“Shelter-in-place” feels like a virus imposed timeout. The whole world is essentially being told “go to your room”. Although it has been implemented to help curb the spread of the virus, a timeout can be good for reflection. It gives us a moment to evaluate and take stock of the situation. It helps us slow down. It provides an opportunity for us to think about our behavior and maybe make some changes.
Since I am a curious person, I’ve decided to use this timeout to think about what the virus is teaching me. Here’s a few things I have learned:
We are all connected
Seeing how fast the virus spread over the entire world sheds a strong light on how connected we all are. And since we are so connected, it has become apparent how our actions can have far reaching consequences. With that knowledge, we can begin to see how every good and kind action has the potential to spread and affect the collective in positive ways.
We are all in this together
Everyone has been affected by this virus, either from the illness itself or by the efforts to slow its spread. The fallout has been enormous. Graduations and weddings have been postponed or cancelled. The stock market is taking a crazy roller coaster ride. Our collective social life has taken a huge hit with bars, restaurants and sporting events all shut down. Even the Olympics have been postponed. No one is immune to the virus or its effects. We are all feeling the pain in some way.
Social distancing sucks
I read a meme that said what an odd time we are living in when to avoid visiting our parents and friends is considered an act of love. Social distancing is hard. My personal space bubble is so much smaller than 6 feet. It takes awareness to stop and not move closer. It goes against my instinct. At this point in time, what I want to give and receive most is a hug–something I cannot do. Social distancing has reinforced how vital human contact is to my well being.
Obstacles can inspire creativity
This virus has presented us with many challenges and placed many obstacles in our path. It is encouraging to see businesses and groups coming up with a variety of creative ways to meet the challenge. Many sit-down restaurants and businesses are now offering take-out, curbside pick-up and delivery. Yoga studios are offering virtual yoga sessions. Friends are having zoom dinners and cocktail hours together. Colleges are offering virtual tours. We are finding creative ways around the obstacles this virus has produced
What really matters
With the current state of store shelves, I could joke and say what really matters appears to be toilet paper, rice and puzzles. But what I have noticed are signs of how much the people in our lives matter to us. During this time of physical disconnection, the value of staying emotionally connected has risen. We are finding ways to show how much we care for each other. People are checking in more often with friends, family and neighbors.
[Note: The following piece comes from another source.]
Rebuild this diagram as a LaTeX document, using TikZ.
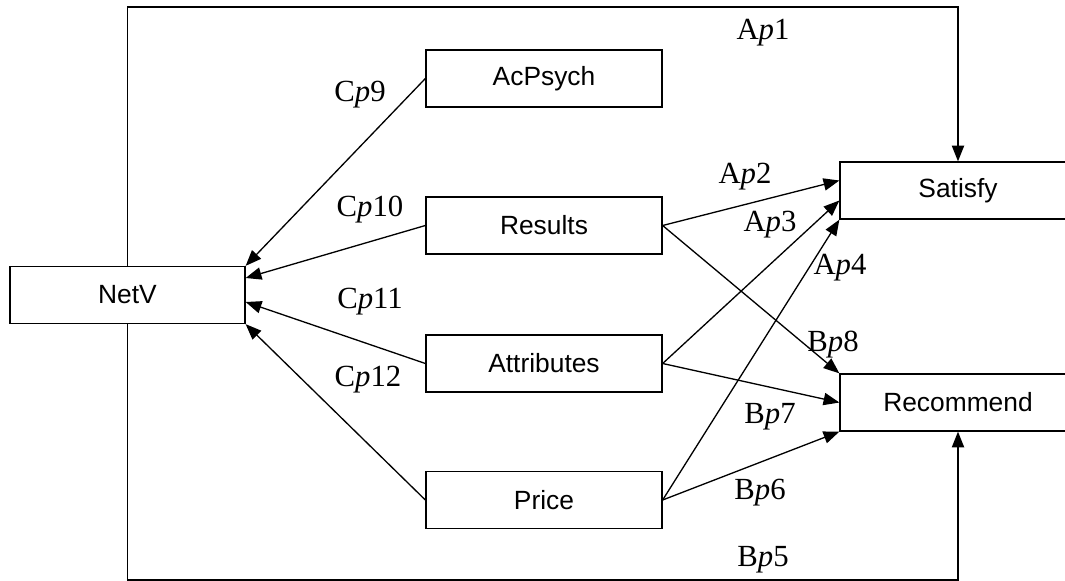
\documentclass[tikz,border=0pt]{standalone}
\usepackage{fontspec}
\setmainfont{Liberation Serif}
\setsansfont{Liberation Sans}
\usetikzlibrary{arrows.meta}
\begin{document}
\begin{tikzpicture}[x=0.02cm,y=-0.02cm,
  box/.style={draw,line width=0.75pt,minimum width=4.72cm,minimum height=1.14cm,inner sep=0pt,font=\sffamily\fontsize{15}{17}\selectfont},
  lab/.style={font=\rmfamily\fontsize{17.5}{19}\selectfont,inner sep=0pt},
  arr/.style={-{Triangle[length=9pt,width=7pt]},line width=0.75pt}]
  \useasboundingbox (0,0) rectangle (1065,581);
  % boxes
  \node[box,minimum width=4.7cm] (NetV) at (127.5,295) {NetV};
  \node[box] (AcPsych) at (544,78.5) {AcPsych};
  \node[box] (Results) at (544,225.5) {Results};
  \node[box] (Attributes) at (544,363.5) {Attributes};
  \node[box] (Price) at (544,500) {Price};
  \node[box] (Satisfy) at (958,190.5) {Satisfy};
  \node[box] (Recommend) at (958,402.5) {Recommend};
  \coordinate (top) at (0,7);
  \coordinate (bot) at (0,580);
  % into NetV
  \draw[arr] (AcPsych.west) -- (NetV.north east);
  \draw[arr] (Results.west) -- ([yshift=0.34cm]NetV.east);
  \draw[arr] (Attributes.west) -- ([yshift=-0.14cm]NetV.east);
  \draw[arr] (Price.west) -- (NetV.south east);
  % into Satisfy / Recommend
  \draw[arr] (Results.east) -- ([yshift=0.2cm]Satisfy.west);
  \draw[arr] (Attributes.east) -- ([yshift=-0.2cm]Satisfy.west);
  \draw[arr] (Price.east) -- (Satisfy.south west);
  \draw[arr] (Results.east) -- (Recommend.north west);
  \draw[arr] (Attributes.east) -- (Recommend.west);
  \draw[arr] (Price.east) -- (Recommend.south west);
  % direct paths
  \draw[arr] (NetV.north) -- (NetV.north |- top) -| (Satisfy.north);
  \draw[arr] (NetV.south) -- (NetV.south |- bot) -| (Recommend.south);
  % labels
  \node[lab] (lAp1) at (763,33) {A\textit{p}1};
  \node[lab] (lAp2) at (745,177) {A\textit{p}2};
  \node[lab] (lAp3) at (770,225) {A\textit{p}3};
  \node[lab] (lAp4) at (840,268) {A\textit{p}4};
  \node[lab] (lBp5) at (763,560) {B\textit{p}5};
  \node[lab] (lBp6) at (760,493) {B\textit{p}6};
  \node[lab] (lBp7) at (770,417) {B\textit{p}7};
  \node[lab] (lBp8) at (833,345) {B\textit{p}8};
  \node[lab] (lCp9) at (360,95) {C\textit{p}9};
  \node[lab] (lCp10) at (370,210) {C\textit{p}10};
  \node[lab] (lCp11) at (370,302) {C\textit{p}11};
  \node[lab] (lCp12) at (368,380) {C\textit{p}12};
\end{tikzpicture}
\end{document}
We are buying groceries for those who are quarantined. Others are making home-made face masks to donate. Families are creating new systems for everyone to help manage household tasks. The care and concern we have for one another is bubbling up and growing.
What I know for sure is that although this virus is tough, we are tougher. We are resilient. We are creative and resourceful. We are kind and generous. The virus may separate us physically but it cannot separate us emotionally.
The other day, my Dove chocolate wrapper had this message from Grace V. of Ohio,
“After every storm, there is a rainbow no matter how long it takes to show up.”
It may seem far away, but one day, we will be on the other side of the devastating and destructive storm this virus has caused. When the timeout is over and the rainbow arrives, a new normal will be in place. I hope the best of what we have learned will linger.
What are you learning during this virus imposed timeout? I welcome your thoughts and insights.